• _WHAT TO DO_
In the entries that follow, find the word "Rebuild" and report each line it is on.

----- DATASET

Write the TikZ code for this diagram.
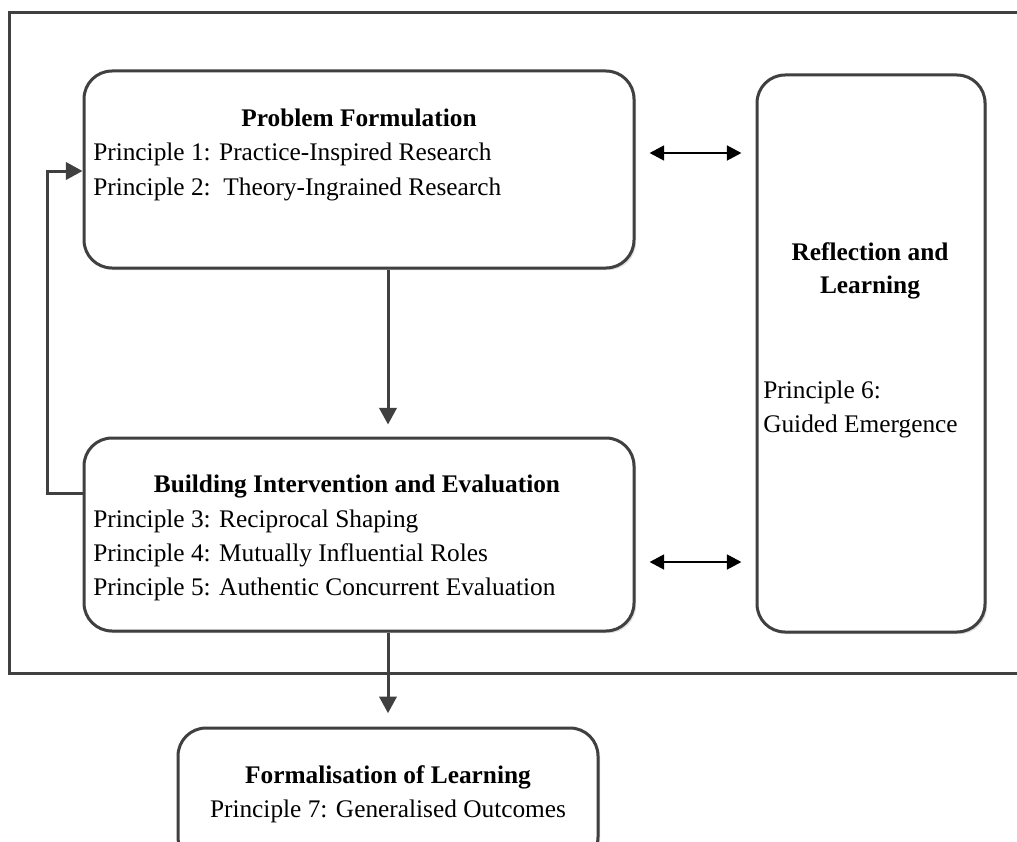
\documentclass[tikz,border=0pt]{standalone}
\usepackage{fontspec}
\setmainfont{Liberation Serif}
\usetikzlibrary{arrows.meta,shadows}

\tikzset{
  edge/.style={draw=black!75, line width=2.25pt},
  boxshadow/.style={drop shadow={shadow xshift=1.6pt, shadow yshift=-1.6pt, fill=black!12, opacity=1}},
  stage/.style={rectangle, edge, rounded corners=21pt, fill=white, boxshadow, inner sep=0pt},
  outer/.style={rectangle, edge, fill=white, boxshadow, inner sep=0pt},
  flow/.style={draw=black!75, line width=2.25pt, -{Triangle[length=12.5pt,width=13pt]}},
  link/.style={draw=black, line width=2.1pt, {Triangle[length=11pt,width=11pt]}-{Triangle[length=11pt,width=11pt]}, shorten <=10.5pt, shorten >=10.5pt},
  txt/.style={inner sep=0pt, font=\fontsize{19}{23}\selectfont},
  head/.style={txt, font=\fontsize{19}{23}\selectfont\bfseries},
}

\begin{document}
\begin{tikzpicture}[x=0.75pt, y=-0.75pt]
  \useasboundingbox (0,0) rectangle (1017,842);
  \fill[white] (0,0) rectangle (1017,842);
  \clip (0,0) rectangle (1017,842);

  % enclosing frame of the iterative cycle
  \node[outer, minimum width=773.25pt, minimum height=495pt] (frame) at (524.5,343) {};

  % stage boxes
  \node[stage, minimum width=412.5pt, minimum height=147.75pt] (prob) at (359,169.5) {};
  \node[stage, minimum width=171pt, minimum height=417.75pt] (refl) at (871,353.5) {};
  \node[stage, minimum width=412.5pt, minimum height=144.75pt] (bie) at (359,534.5) {};
  \node[stage, minimum width=315pt, minimum height=102.75pt] (form) at (388,796.5) {};

  % texts
  \node[head, anchor=base] (t1) at (359,127) {Problem Formulation};
  \node[txt, anchor=base west] (p1) at (93,160) {Principle 1: Practice-Inspired Research};
  \node[txt, anchor=base west] (p2) at (93,195) {Principle 2:\ \ Theory-Ingrained Research};

  \node[head, anchor=base] (t2) at (357,492) {Building Intervention and Evaluation};
  \node[txt, anchor=base west] (p3) at (93,527) {Principle 3: Reciprocal Shaping};
  \node[txt, anchor=base west] (p4) at (93,561) {Principle 4: Mutually Influential Roles};
  \node[txt, anchor=base west] (p5) at (93,595) {Principle 5: Authentic Concurrent Evaluation};

  \node[head, anchor=base] (t3a) at (870,260) {Reflection and};
  \node[head, anchor=base] (t3b) at (870,293) {Learning};
  \node[txt, anchor=base west] (p6a) at (763,398) {Principle 6:};
  \node[txt, anchor=base west] (p6b) at (763,432) {Guided Emergence};

  \node[head, anchor=base] (t4) at (388,783) {Formalisation of Learning};
  \node[txt, anchor=base] (p7) at (388,817) {Principle 7: Generalised Outcomes};

  % connector helpers
  \coordinate (vx) at (388,0);
  \coordinate (r1) at (0,153);
  \coordinate (r2) at (0,562);
  \coordinate (fbout) at (0,493);
  \coordinate (fbin) at (0,171);
  \coordinate (fbcorner) at (47,171);

  % connectors
  \draw[flow, shorten >=9pt] (prob.south -| vx) -- (bie.north -| vx);
  \draw[flow, shorten >=10pt] (bie.south -| vx) -- (form.north -| vx);
  \draw[flow] (bie.west |- fbout) -| (fbcorner) -- (prob.west |- fbin);
  \draw[link] (prob.east |- r1) -- (refl.west |- r1);
  \draw[link] (bie.east |- r2) -- (refl.west |- r2);
\end{tikzpicture}
\end{document}
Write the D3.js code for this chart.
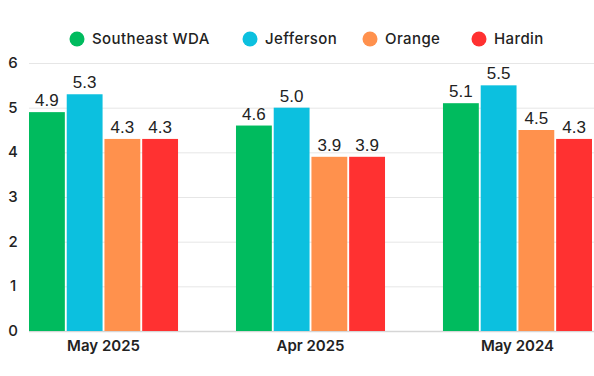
<!DOCTYPE html>
<html>

<head>
  <title>Grouped Bars</title>

  <style>
    body,
    html {
      margin: 0;
      padding: 0;
      background: #fff;
    }

    svg text {
      font-family: Inter, "Open Sans", sans-serif;
    }
  </style>
</head>

<body>

  <svg id="svg" width="594" height="376"></svg>

  <script src="https://d3js.org/d3.v7.min.js"></script>
  <script>
    const categories = ["May 2025", "Apr 2025", "May 2024"]
    const seriesNames = ["Southeast WDA", "Jefferson", "Orange", "Hardin"]
    const southeast = [4.9, 4.6, 5.1]
    const jefferson = [5.3, 5.0, 5.5]
    const orange = [4.3, 3.9, 4.5]
    const hardin = [4.3, 3.9, 4.3]
    const yTicks = [0, 1, 2, 3, 4, 5, 6]
    const colors = ["#00bb5e", "#0cc0df", "#ff914d", "#ff3131"]

    const seriesValues = [southeast, jefferson, orange, hardin]
    const rows = categories.map((c, i) => ({
      cat: c,
      vals: seriesNames.map((s, j) => ({ name: s, value: seriesValues[j][i], color: colors[j] }))
    }))

    const svg = d3.select("#svg")
    const plotLeft = 29
    const plotRight = 592
    const plotTop = 63
    const plotBottom = 331

    const x0 = d3.scaleBand()
      .domain(categories)
      .range([plotLeft, plotRight])
      .paddingInner(0.28)
      .paddingOuter(0)

    const x1 = d3.scaleBand()
      .domain(seriesNames)
      .range([0, x0.bandwidth()])
      .paddingInner(0.05)

    const y = d3.scaleLinear()
      .domain([0, 6])
      .range([plotBottom, plotTop])

    // grid
    svg.append("g")
      .selectAll("line")
      .data(yTicks)
      .enter()
      .append("line")
      .attr("x1", plotLeft)
      .attr("x2", 594)
      .attr("y1", d => y(d) + 0.5)
      .attr("y2", d => y(d) + 0.5)
      .attr("stroke", d => d === 0 ? "#d6d6d6" : "#e6e6e6")
      .attr("stroke-width", d => d === 0 ? 1.5 : 1)

    // y labels
    svg.append("g")
      .selectAll("text")
      .data(yTicks)
      .enter()
      .append("text")
      .attr("x", 13)
      .attr("y", d => y(d) + 5)
      .attr("text-anchor", "middle")
      .attr("font-size", 15)
      .attr("font-weight", 500)
      .attr("fill", "#222")
      .text(d => d)

    const groups = svg.append("g")
      .selectAll("g")
      .data(rows)
      .enter()
      .append("g")
      .attr("transform", d => `translate(${x0(d.cat)},0)`)

    groups.selectAll("rect")
      .data(d => d.vals)
      .enter()
      .append("rect")
      .attr("x", d => x1(d.name))
      .attr("y", d => y(d.value))
      .attr("width", x1.bandwidth())
      .attr("height", d => y(0) - y(d.value))
      .attr("fill", d => d.color)

    groups.selectAll("text")
      .data(d => d.vals)
      .enter()
      .append("text")
      .attr("x", d => x1(d.name) + x1.bandwidth() / 2)
      .attr("y", d => y(d.value) - 6)
      .attr("text-anchor", "middle")
      .attr("font-size", 17)
      .style("font-family", "'Liberation Sans', Arial, sans-serif")
      .attr("fill", "#222")
      .text(d => d.value.toFixed(1))

    // category labels
    svg.append("g")
      .selectAll("text")
      .data(categories)
      .enter()
      .append("text")
      .attr("x", d => x0(d) + x0.bandwidth() / 2)
      .attr("y", 351)
      .attr("text-anchor", "middle")
      .attr("font-size", 15)
      .attr("font-weight", 600)
      .attr("fill", "#222")
      .text(d => d)

    // legend
    const legendX = [77, 250, 370, 479]
    const legend = svg.append("g")
      .selectAll("g")
      .data(seriesNames)
      .enter()
      .append("g")
      .attr("transform", (d, i) => `translate(${legendX[i]},39)`)

    legend.append("circle")
      .attr("r", 7.5)
      .attr("fill", (d, i) => colors[i])

    legend.append("text")
      .attr("x", 15)
      .attr("y", 5)
      .attr("font-size", 15)
      .attr("font-weight", 500)
      .attr("letter-spacing", 0.4)
      .attr("fill", "#222")
      .text(d => d)
  </script>
</body>

</html>
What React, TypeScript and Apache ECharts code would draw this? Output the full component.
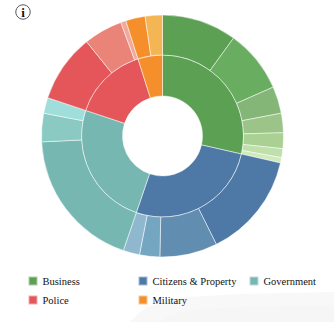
import React, { useEffect, useRef } from "react";
import * as echarts from "echarts";

const categories = ["Business", "Citizens & Property", "Government", "Police", "Military"];
const groupColors = ["#5ba053", "#4e79a7", "#76b7b2", "#e45659", "#f48f2c"];

// Share of the total per sub-sector, grouped by top-level category.
const businessValues = [10.0, 8.4, 3.6, 2.6, 2.1, 1.2, 0.7];
const citizensValues = [14.1, 7.7, 2.7, 2.2];
const governmentValues = [19.0, 3.8, 2.1];
const policeValues = [9.1, 5.2, 0.7];
const militaryValues = [2.6, 2.3];
const groups = [businessValues, citizensValues, governmentValues, policeValues, militaryValues];

const shades = [
  ["#5ba053", "#69ad61", "#84b777", "#9cc488", "#aad094", "#bfdfab", "#d0eaba"],
  ["#4e79a7", "#618db1", "#74a5c1", "#8fb8cf"],
  ["#76b7b2", "#8bc9c3", "#a0dedb"],
  ["#e45659", "#ea8378", "#f0a99c"],
  ["#f48f2c", "#f4b655"],
];

const sum = (xs: number[]) => xs.reduce((a, b) => a + b, 0);

const innerData = categories.map((name, i) => ({
  name,
  value: sum(groups[i]),
  itemStyle: { color: groupColors[i] },
}));

const outerData = groups.flatMap((values, i) =>
  values.map((value, j) => ({
    name: `${categories[i]} ${j + 1}`,
    value,
    itemStyle: { color: shades[i][j] },
  })),
);

const legendSlots = [
  { left: 27.5, top: 275.5 },
  { left: 137.5, top: 275.5 },
  { left: 248.5, top: 275.5 },
  { left: 27.5, top: 294.5 },
  { left: 137.5, top: 294.5 },
];

const serif = "'Liberation Serif', serif";

export default function App() {
  const ref = useRef<HTMLDivElement>(null);

  useEffect(() => {
    const chart = echarts.init(ref.current!, undefined, { renderer: "svg" });
    const ring = {
      type: "pie" as const,
      center: [162.5, 136],
      startAngle: 90,
      clockwise: true,
      avoidLabelOverlap: false,
      minShowLabelAngle: 360,
      label: { show: false },
      labelLine: { show: false },
      silent: true,
      itemStyle: { borderColor: "rgba(255,255,255,0.5)", borderWidth: 1 },
    };
    chart.setOption({
      animation: false,
      backgroundColor: "#ffffff",
      legend: categories.map((name, i) => ({
        data: [{ name, icon: "rect" }],
        left: legendSlots[i].left,
        top: legendSlots[i].top,
        padding: 0,
        itemWidth: 9,
        itemHeight: 9,
        selectedMode: false,
        textStyle: { fontFamily: serif, fontSize: 10.5, color: "#111111" },
      })),
      graphic: [
        {
          type: "polygon",
          z: -10,
          silent: true,
          shape: {
            points: [
              [130, 322], [138, 314], [147, 307], [165, 301], [187, 297],
              [240, 294], [334, 292], [334, 322],
            ],
          },
          style: { fill: "#f8f8f8" },
        },
        {
          type: "polygon",
          z: -9,
          silent: true,
          shape: {
            points: [
              [160, 322], [168, 317], [177, 313], [200, 309], [260, 306],
              [334, 305], [334, 322],
            ],
          },
          style: { fill: "#f6f6f6" },
        },
        {
          type: "circle",
          silent: true,
          shape: { cx: 23, cy: 12, r: 7.2 },
          style: { fill: "#ffffff", stroke: "#555555", lineWidth: 1 },
        },
        {
          type: "text",
          silent: true,
          x: 23,
          y: 12.5,
          style: {
            text: "i",
            fill: "#111111",
            font: "bold 13px 'Liberation Serif', serif",
            textAlign: "center",
            textVerticalAlign: "middle",
          },
        },
      ],
      series: [
        { ...ring, name: "Sectors", radius: [40, 81], data: innerData },
        { ...ring, name: "Sub-sectors", radius: [81, 121], data: outerData },
      ],
    });
    return () => chart.dispose();
  }, []);

  return (
    <div
      ref={ref}
      style={{ position: "fixed", left: 0, top: 0, width: 334, height: 322 }}
    />
  );
}
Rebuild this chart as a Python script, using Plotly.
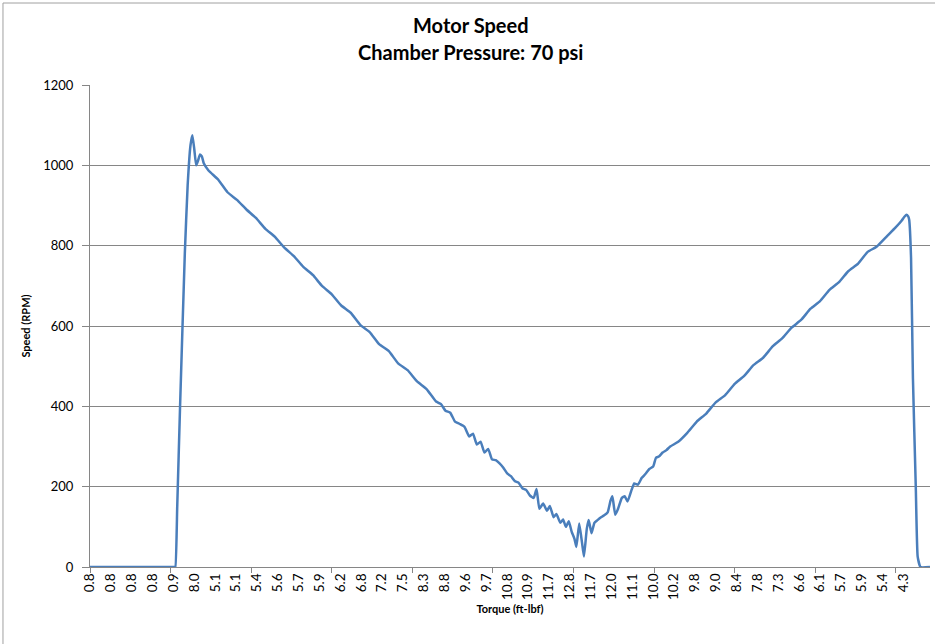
import plotly.graph_objects as go

# Torque tick labels (one every 22 samples)
torque_labels = ["0.8", "0.8", "0.8", "0.8", "0.9", "8.0", "5.1", "5.1", "5.4", "5.6",
                 "5.7", "5.9", "6.2", "6.8", "7.2", "7.5", "8.3", "8.8", "9.6", "9.7",
                 "10.8", "10.9", "11.7", "12.8", "11.7", "12.0", "11.1", "10.0", "10.2", "9.8",
                 "9.0", "8.4", "7.8", "7.3", "6.6", "6.1", "5.7", "5.9", "5.4", "4.3"]
label_every = 22
tick_every = 85
n_samples = 887

# Sample number in the log and motor speed (RPM)
sample_no = [0, 40, 89, 90, 92, 95, 100, 103, 106, 108, 110, 112, 114, 116, 118, 120,
             125, 135, 145, 155, 165, 175, 185, 195, 205, 215, 225, 235, 245, 255, 265,
             275, 285, 295, 305, 315, 325, 335, 345, 355, 365, 370, 375, 380, 385, 390,
             395, 400, 404, 408, 412, 416, 420, 424, 428, 432, 436, 440, 444, 448, 452,
             456, 460, 464, 468, 471, 474, 478, 482, 485, 489, 492, 496, 499, 502, 505,
             508, 511, 513, 516, 519, 521, 524, 526, 529, 532, 535, 538, 542, 546, 549,
             551, 554, 557, 561, 564, 567, 571, 574, 578, 582, 586, 590, 594, 597, 600,
             604, 608, 612, 620, 630, 640, 650, 660, 670, 680, 690, 700, 710, 720, 730,
             740, 750, 760, 770, 780, 790, 800, 810, 820, 830, 840, 850, 856, 859, 861,
             863, 864, 866, 868, 871, 873, 876, 886]
speed_rpm = [0, 0, 0, 0, 150, 400, 780, 950, 1050, 1075, 1040, 1000, 1012, 1027, 1022, 1005,
             987, 965, 933, 914, 890, 869, 842, 822, 795, 774, 747, 727, 699, 679, 651,
             633, 603, 585, 555, 538, 507, 490, 462, 443, 412, 406, 389, 384, 362, 356,
             349, 325, 332, 305, 312, 285, 294, 268, 266, 258, 247, 233, 226, 214, 210,
             196, 192, 178, 172, 194, 145, 158, 140, 152, 124, 132, 110, 118, 100, 114,
             88, 70, 50, 108, 60, 26, 95, 117, 84, 110, 116, 122, 128, 136, 165,
             176, 130, 145, 172, 176, 163, 190, 208, 205, 222, 232, 244, 250, 272, 275,
             285, 291, 300, 311, 334, 362, 382, 410, 428, 456, 476, 503, 521, 549, 569,
             596, 615, 643, 662, 690, 709, 737, 755, 784, 798, 822, 846, 862, 872, 877,
             873, 865, 770, 470, 200, 26, 0, 0]

y_ticks = [0, 200, 400, 600, 800, 1000, 1200]
title_lines = ["Motor Speed", "Chamber Pressure: 70 psi"]

FONT = "Lato, 'Open Sans', sans-serif"

fig = go.Figure()
fig.add_trace(go.Scatter(
    x=sample_no, y=speed_rpm, mode="lines",
    line=dict(color="#4A7EBB", width=2.5, shape="spline", smoothing=0.4),
    showlegend=False, hoverinfo="skip",
))

fig.update_layout(
    width=935, height=644,
    margin=dict(l=90, r=5, t=85, b=77),
    paper_bgcolor="white", plot_bgcolor="white",
    font=dict(family=FONT, color="#000000"),
    xaxis=dict(
        range=[0, n_samples - 1],
        tickmode="array",
        tickvals=[i * label_every for i in range(len(torque_labels))],
        ticktext=torque_labels,
        tickangle=-90,
        ticks="",
        tickfont=dict(family=FONT, size=13.5, color="#000000"),
        showgrid=False, zeroline=False,
        showline=True, linecolor="#868686", linewidth=1,
        minor=dict(tickmode="linear", tick0=0, dtick=tick_every, ticks="outside",
                   ticklen=5, tickcolor="#868686", tickwidth=1, showgrid=False),
        title=dict(text="Torque (ft-lbf)", standoff=6,
                   font=dict(family=FONT, size=11, color="#000000", weight="bold")),
    ),
    yaxis=dict(
        range=[0, 1200],
        tickmode="array", tickvals=y_ticks,
        ticks="outside", ticklen=7, tickcolor="#868686",
        ticklabelstandoff=6,
        tickfont=dict(family=FONT, size=13, color="#000000"),
        showgrid=True, gridcolor="#868686", gridwidth=1,
        zeroline=False,
        showline=True, linecolor="#868686", linewidth=1,
        title=dict(text="Speed (RPM)", standoff=10,
                   font=dict(family=FONT, size=11, color="#000000", weight="bold")),
    ),
)

# two-line chart title
for txt, ypos in zip(title_lines, [1.1245, 1.0685]):
    fig.add_annotation(text=txt, xref="paper", yref="paper", x=0.4524, y=ypos,
                       xanchor="center", yanchor="middle", showarrow=False,
                       font=dict(family=FONT, size=20, color="#000000", weight="bold"))

# chart-area border (top and left edges visible)
fig.add_shape(type="line", xref="paper", yref="paper",
              x0=-0.1036, x1=1.01, y0=1.1701, y1=1.1701,
              line=dict(color="#A0A0A0", width=1))
fig.add_shape(type="line", xref="paper", yref="paper",
              x0=-0.1036, x1=-0.1036, y0=-0.16, y1=1.1701,
              line=dict(color="#A0A0A0", width=1))

fig.write_html("out.html",
               config={"displayModeBar": False},
               post_script="document.body.style.margin='0';document.body.style.padding='0';")
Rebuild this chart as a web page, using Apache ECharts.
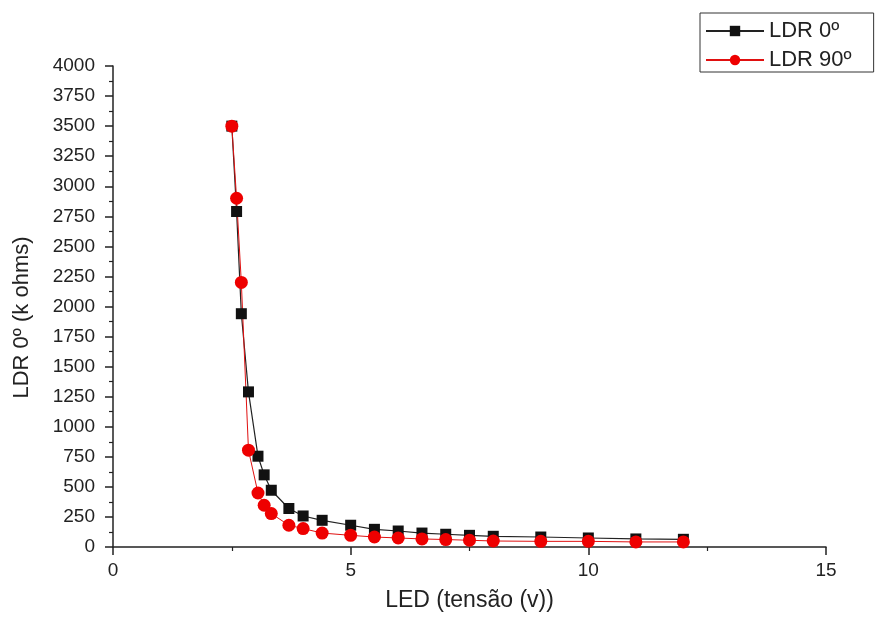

----------

• _OUTPUT OF THE EXERCISE_
Rebuild this chart as a Python script, using Plotly.
Rebuild this chart as a web page, using Apache ECharts.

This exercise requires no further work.